Retype the whole listing, please, keeping every line exact and dropping the pictures.
====================
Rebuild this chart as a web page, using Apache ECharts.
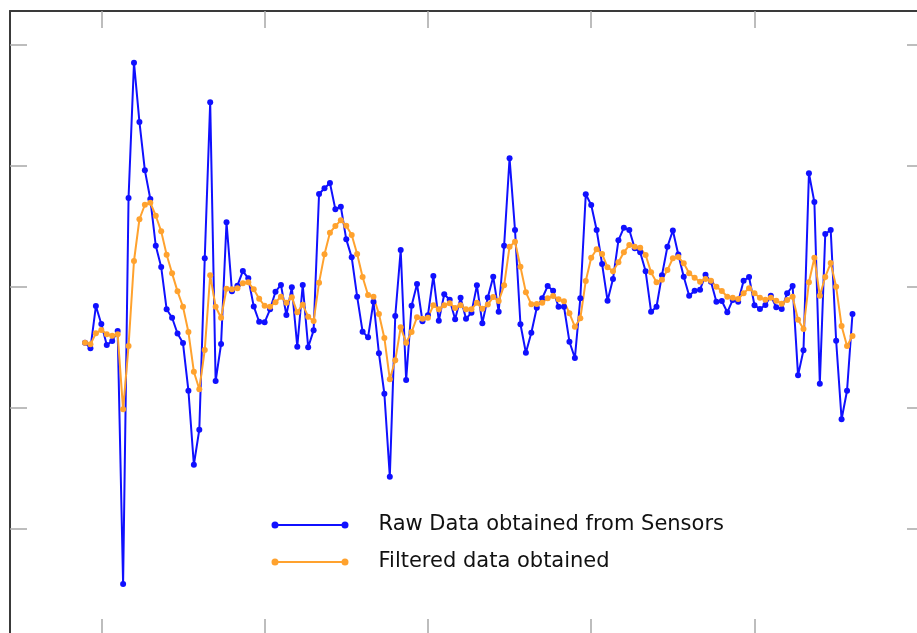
<!DOCTYPE html>
<html>
<head>
<meta charset="utf-8">
<script src="https://cdn.jsdelivr.net/npm/echarts@6/dist/echarts.min.js"></script>
<style>html,body{margin:0;padding:0;background:#fff;}#c{width:917px;height:633px;}</style>
</head>
<body>
<div id="c"></div>
<script>
// sample numbers start at 27, one sample per step
const firstSample = 27;
const rawData = [-0.460,-0.507,-0.157,-0.306,-0.479,-0.446,-0.364,-2.455,0.736,1.854,
1.364,0.964,0.727,0.341,0.165,-0.184,-0.254,-0.384,-0.463,-0.857,
-1.469,-1.179,0.237,1.526,-0.777,-0.471,0.535,-0.036,0.011,0.132,
0.072,-0.160,-0.287,-0.292,-0.184,-0.039,0.017,-0.231,-0.002,-0.493,
0.017,-0.498,-0.358,0.769,0.816,0.860,0.642,0.664,0.394,0.245,
-0.080,-0.369,-0.416,-0.121,-0.548,-0.882,-1.568,-0.240,0.306,-0.769,
-0.155,0.025,-0.283,-0.234,0.091,-0.279,-0.060,-0.105,-0.267,-0.088,
-0.262,-0.212,0.014,-0.299,-0.087,0.084,-0.204,0.341,1.064,0.471,
-0.308,-0.543,-0.378,-0.171,-0.093,0.008,-0.031,-0.163,-0.163,-0.452,
-0.587,-0.093,0.766,0.678,0.471,0.190,-0.113,0.066,0.386,0.490,
0.471,0.320,0.287,0.130,-0.204,-0.163,0.098,0.333,0.467,0.269,
0.085,-0.072,-0.031,-0.022,0.102,0.044,-0.121,-0.116,-0.209,-0.107,
-0.121,0.052,0.083,-0.151,-0.182,-0.149,-0.072,-0.168,-0.182,-0.052,
0.008,-0.730,-0.523,0.940,0.702,-0.799,0.438,0.471,-0.444,-1.093,
-0.857,-0.223];
const filteredData = [-0.460,-0.474,-0.383,-0.355,-0.391,-0.402,-0.391,-1.011,-0.488,0.215,
0.560,0.680,0.697,0.589,0.460,0.267,0.113,-0.036,-0.163,-0.372,
-0.700,-0.845,-0.521,0.097,-0.163,-0.254,-0.014,-0.019,-0.011,0.031,
0.039,-0.019,-0.097,-0.155,-0.163,-0.126,-0.080,-0.130,-0.085,-0.209,
-0.146,-0.245,-0.281,0.036,0.270,0.449,0.504,0.551,0.507,0.430,
0.273,0.083,-0.066,-0.080,-0.223,-0.421,-0.763,-0.606,-0.333,-0.460,
-0.372,-0.250,-0.262,-0.254,-0.151,-0.184,-0.151,-0.135,-0.174,-0.151,
-0.184,-0.184,-0.130,-0.180,-0.145,-0.083,-0.116,0.014,0.333,0.374,
0.168,-0.044,-0.143,-0.140,-0.130,-0.093,-0.074,-0.102,-0.118,-0.217,
-0.328,-0.259,0.050,0.242,0.312,0.273,0.163,0.130,0.204,0.287,
0.347,0.333,0.325,0.264,0.121,0.039,0.060,0.140,0.238,0.248,
0.196,0.113,0.077,0.044,0.066,0.052,0.002,-0.033,-0.080,-0.088,
-0.099,-0.052,-0.011,-0.052,-0.088,-0.105,-0.088,-0.113,-0.138,-0.107,
-0.080,-0.270,-0.347,0.039,0.242,-0.072,0.083,0.198,0.002,-0.322,
-0.488,-0.405];
const xTicks = [30, 60, 90, 120, 150, 180];
const yTicks = [-2, -1, 0, 1, 2];
const seriesNames = ['Raw Data obtained from Sensors', 'Filtered data obtained'];

const toPairs = arr => arr.map((v, i) => [firstSample + i, v]);

const legendIcon = 'path://M0,3.5a3.5,3.5 0 1,1 7,0a3.5,3.5 0 1,1 -7,0Z M3.5,2.5H73.5V4.5H3.5Z M70,3.5a3.5,3.5 0 1,1 7,0a3.5,3.5 0 1,1 -7,0Z';

const frameLine = {show: true, onZero: false, lineStyle: {color: '#3a3a3a', width: 2}};
function xAx(pos) {
  return {type: 'value', position: pos, min: 13.221, max: 181.14,
    axisLine: frameLine,
    axisTick: {show: true, inside: true, length: 17, customValues: xTicks, lineStyle: {color: '#a8a8a8', width: 1.5}},
    axisLabel: {show: false}, splitLine: {show: false}};
}
function yAx(pos) {
  return {type: 'value', position: pos, min: -2.884, max: 2.281,
    axisLine: frameLine,
    axisTick: {show: true, inside: true, length: 17, customValues: yTicks, lineStyle: {color: '#a8a8a8', width: 1.5}},
    axisLabel: {show: false}, splitLine: {show: false}};
}

const chart = echarts.init(document.getElementById('c'));
chart.setOption({
  animation: false,
  backgroundColor: '#fff',
  grid: {left: 10, top: 11, width: 914, height: 625, containLabel: false, outerBoundsMode: 'none'},
  xAxis: [xAx('bottom'), xAx('top')],
  yAxis: [yAx('left'), yAx('right')],
  legend: {
    orient: 'vertical', left: 266.5, top: 509, itemWidth: 77, itemHeight: 7, itemGap: 15,
    icon: legendIcon, selectedMode: false,
    textStyle: {fontFamily: 'DejaVu Sans', fontSize: 21, color: '#111', lineHeight: 22, padding: [0, 0, 0, 25]},
    data: seriesNames
  },
  series: [
    {name: seriesNames[0], type: 'line', xAxisIndex: 0, yAxisIndex: 0, data: toPairs(rawData),
      symbol: 'circle', symbolSize: 6, showAllSymbol: true,
      itemStyle: {color: '#1010ff'}, lineStyle: {color: '#1010ff', width: 2}},
    {name: seriesNames[1], type: 'line', xAxisIndex: 0, yAxisIndex: 0, data: toPairs(filteredData),
      symbol: 'circle', symbolSize: 6, showAllSymbol: true,
      itemStyle: {color: '#ffa22e'}, lineStyle: {color: '#ffa22e', width: 2}}
  ]
});
</script>
</body>
</html>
====================
### Response below
Rebuild this chart as a web page, using Apache ECharts.
<!DOCTYPE html>
<html>
<head>
<meta charset="utf-8">
<script src="https://cdn.jsdelivr.net/npm/echarts@6/dist/echarts.min.js"></script>
<style>html,body{margin:0;padding:0;background:#fff;}#c{width:917px;height:633px;}</style>
</head>
<body>
<div id="c"></div>
<script>
// sample numbers start at 27, one sample per step
const firstSample = 27;
const rawData = [-0.460,-0.507,-0.157,-0.306,-0.479,-0.446,-0.364,-2.455,0.736,1.854,
1.364,0.964,0.727,0.341,0.165,-0.184,-0.254,-0.384,-0.463,-0.857,
-1.469,-1.179,0.237,1.526,-0.777,-0.471,0.535,-0.036,0.011,0.132,
0.072,-0.160,-0.287,-0.292,-0.184,-0.039,0.017,-0.231,-0.002,-0.493,
0.017,-0.498,-0.358,0.769,0.816,0.860,0.642,0.664,0.394,0.245,
-0.080,-0.369,-0.416,-0.121,-0.548,-0.882,-1.568,-0.240,0.306,-0.769,
-0.155,0.025,-0.283,-0.234,0.091,-0.279,-0.060,-0.105,-0.267,-0.088,
-0.262,-0.212,0.014,-0.299,-0.087,0.084,-0.204,0.341,1.064,0.471,
-0.308,-0.543,-0.378,-0.171,-0.093,0.008,-0.031,-0.163,-0.163,-0.452,
-0.587,-0.093,0.766,0.678,0.471,0.190,-0.113,0.066,0.386,0.490,
0.471,0.320,0.287,0.130,-0.204,-0.163,0.098,0.333,0.467,0.269,
0.085,-0.072,-0.031,-0.022,0.102,0.044,-0.121,-0.116,-0.209,-0.107,
-0.121,0.052,0.083,-0.151,-0.182,-0.149,-0.072,-0.168,-0.182,-0.052,
0.008,-0.730,-0.523,0.940,0.702,-0.799,0.438,0.471,-0.444,-1.093,
-0.857,-0.223];
const filteredData = [-0.460,-0.474,-0.383,-0.355,-0.391,-0.402,-0.391,-1.011,-0.488,0.215,
0.560,0.680,0.697,0.589,0.460,0.267,0.113,-0.036,-0.163,-0.372,
-0.700,-0.845,-0.521,0.097,-0.163,-0.254,-0.014,-0.019,-0.011,0.031,
0.039,-0.019,-0.097,-0.155,-0.163,-0.126,-0.080,-0.130,-0.085,-0.209,
-0.146,-0.245,-0.281,0.036,0.270,0.449,0.504,0.551,0.507,0.430,
0.273,0.083,-0.066,-0.080,-0.223,-0.421,-0.763,-0.606,-0.333,-0.460,
-0.372,-0.250,-0.262,-0.254,-0.151,-0.184,-0.151,-0.135,-0.174,-0.151,
-0.184,-0.184,-0.130,-0.180,-0.145,-0.083,-0.116,0.014,0.333,0.374,
0.168,-0.044,-0.143,-0.140,-0.130,-0.093,-0.074,-0.102,-0.118,-0.217,
-0.328,-0.259,0.050,0.242,0.312,0.273,0.163,0.130,0.204,0.287,
0.347,0.333,0.325,0.264,0.121,0.039,0.060,0.140,0.238,0.248,
0.196,0.113,0.077,0.044,0.066,0.052,0.002,-0.033,-0.080,-0.088,
-0.099,-0.052,-0.011,-0.052,-0.088,-0.105,-0.088,-0.113,-0.138,-0.107,
-0.080,-0.270,-0.347,0.039,0.242,-0.072,0.083,0.198,0.002,-0.322,
-0.488,-0.405];
const xTicks = [30, 60, 90, 120, 150, 180];
const yTicks = [-2, -1, 0, 1, 2];
const seriesNames = ['Raw Data obtained from Sensors', 'Filtered data obtained'];

const toPairs = arr => arr.map((v, i) => [firstSample + i, v]);

const legendIcon = 'path://M0,3.5a3.5,3.5 0 1,1 7,0a3.5,3.5 0 1,1 -7,0Z M3.5,2.5H73.5V4.5H3.5Z M70,3.5a3.5,3.5 0 1,1 7,0a3.5,3.5 0 1,1 -7,0Z';

const frameLine = {show: true, onZero: false, lineStyle: {color: '#3a3a3a', width: 2}};
function xAx(pos) {
  return {type: 'value', position: pos, min: 13.221, max: 181.14,
    axisLine: frameLine,
    axisTick: {show: true, inside: true, length: 17, customValues: xTicks, lineStyle: {color: '#a8a8a8', width: 1.5}},
    axisLabel: {show: false}, splitLine: {show: false}};
}
function yAx(pos) {
  return {type: 'value', position: pos, min: -2.884, max: 2.281,
    axisLine: frameLine,
    axisTick: {show: true, inside: true, length: 17, customValues: yTicks, lineStyle: {color: '#a8a8a8', width: 1.5}},
    axisLabel: {show: false}, splitLine: {show: false}};
}

const chart = echarts.init(document.getElementById('c'));
chart.setOption({
  animation: false,
  backgroundColor: '#fff',
  grid: {left: 10, top: 11, width: 914, height: 625, containLabel: false, outerBoundsMode: 'none'},
  xAxis: [xAx('bottom'), xAx('top')],
  yAxis: [yAx('left'), yAx('right')],
  legend: {
    orient: 'vertical', left: 266.5, top: 509, itemWidth: 77, itemHeight: 7, itemGap: 15,
    icon: legendIcon, selectedMode: false,
    textStyle: {fontFamily: 'DejaVu Sans', fontSize: 21, color: '#111', lineHeight: 22, padding: [0, 0, 0, 25]},
    data: seriesNames
  },
  series: [
    {name: seriesNames[0], type: 'line', xAxisIndex: 0, yAxisIndex: 0, data: toPairs(rawData),
      symbol: 'circle', symbolSize: 6, showAllSymbol: true,
      itemStyle: {color: '#1010ff'}, lineStyle: {color: '#1010ff', width: 2}},
    {name: seriesNames[1], type: 'line', xAxisIndex: 0, yAxisIndex: 0, data: toPairs(filteredData),
      symbol: 'circle', symbolSize: 6, showAllSymbol: true,
      itemStyle: {color: '#ffa22e'}, lineStyle: {color: '#ffa22e', width: 2}}
  ]
});
</script>
</body>
</html>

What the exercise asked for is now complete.